Requirements » Print exactly the lines from the first one down to the line containing "import pandas as pd", both ends included, with no pictures and nothing else.

** start **

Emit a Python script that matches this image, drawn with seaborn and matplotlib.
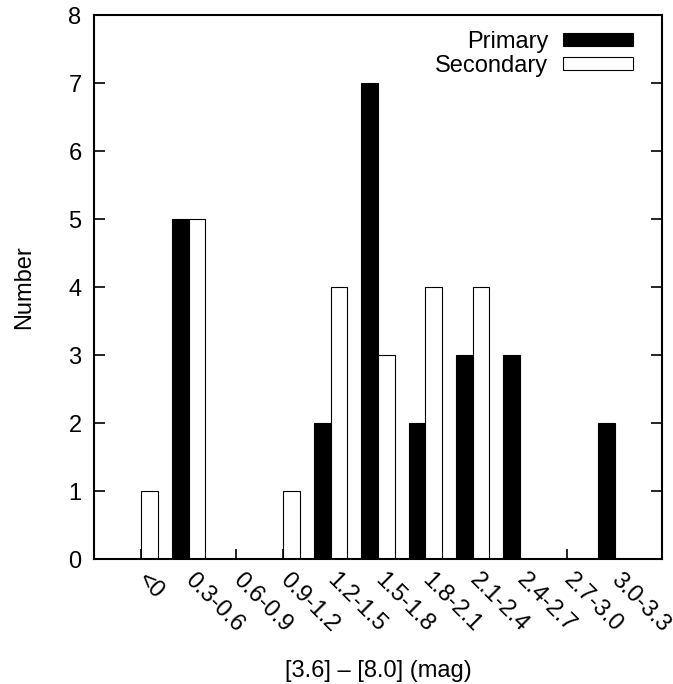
import matplotlib
matplotlib.use("Agg")
import matplotlib.pyplot as plt
import seaborn as sns
import pandas as pd

bins = ["<0", "0.3-0.6", "0.6-0.9", "0.9-1.2", "1.2-1.5", "1.5-1.8",
        "1.8-2.1", "2.1-2.4", "2.4-2.7", "2.7-3.0", "3.0-3.3"]
primary = [0, 5, 0, 0, 2, 7, 2, 3, 3, 0, 2]
secondary = [1, 5, 0, 1, 4, 3, 4, 4, 0, 0, 0]
series = ["Primary", "Secondary"]
colors = {"Primary": "black", "Secondary": "white"}

df = pd.DataFrame({
    "bin": bins * 2,
    "count": primary + secondary,
    "series": [series[0]] * len(bins) + [series[1]] * len(bins),
})

sns.set_theme(style="white")
plt.rcParams["font.family"] = ["Liberation Sans", "DejaVu Sans"]
plt.rcParams["text.color"] = "black"
plt.rcParams["axes.labelcolor"] = "black"
plt.rcParams["xtick.color"] = "black"
plt.rcParams["ytick.color"] = "black"

fig = plt.figure(figsize=(6.73, 6.84), dpi=100)
ax = fig.add_axes([94 / 673, 1 - 559 / 684, (662 - 94) / 673, (559 - 15) / 684])

sns.barplot(data=df, x="bin", y="count", hue="series", order=bins,
            hue_order=series, palette=colors, width=0.7, gap=0,
            edgecolor="black", linewidth=0.8, ax=ax, legend=True)

ax.set_xlim(-1, 11)
ax.set_ylim(0, 8)
ax.set_yticks(range(0, 9))

for s in ax.spines.values():
    s.set_linewidth(1.5)
    s.set_color("black")
    s.set_visible(True)

ax.tick_params(axis="y", direction="in", length=8, width=1.2, left=True,
               right=True, labelsize=17, pad=9, colors="black")
ax.tick_params(axis="x", direction="in", length=7, width=1.2, bottom=True,
               top=False, labelsize=17, pad=13, colors="black")
ax.set_xticks(range(len(bins)))
ax.set_xticklabels(bins, rotation=-45, ha="left", va="center",
                   rotation_mode="anchor")

ax.set_xlabel("[3.6] \u2013 [8.0] (mag)", fontsize=17, labelpad=17,
              color="black")
ax.set_ylabel("Number", fontsize=17, labelpad=24, color="black")

leg = ax.legend(loc="upper right", bbox_to_anchor=(0.949, 0.971),
                frameon=False, fontsize=17, markerfirst=False,
                handlelength=2.95, handleheight=0.5, handletextpad=0.65,
                labelspacing=0.1, borderaxespad=0, borderpad=0)
for h in leg.legend_handles:
    h.set_edgecolor("black")
    h.set_linewidth(0.8)
for t in leg.get_texts():
    t.set_color("black")

fig.savefig("out.png", dpi=100)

** end **

Task response »
Emit a Python script that matches this image, drawn with seaborn and matplotlib.
import matplotlib
matplotlib.use("Agg")
import matplotlib.pyplot as plt
import seaborn as sns
import pandas as pd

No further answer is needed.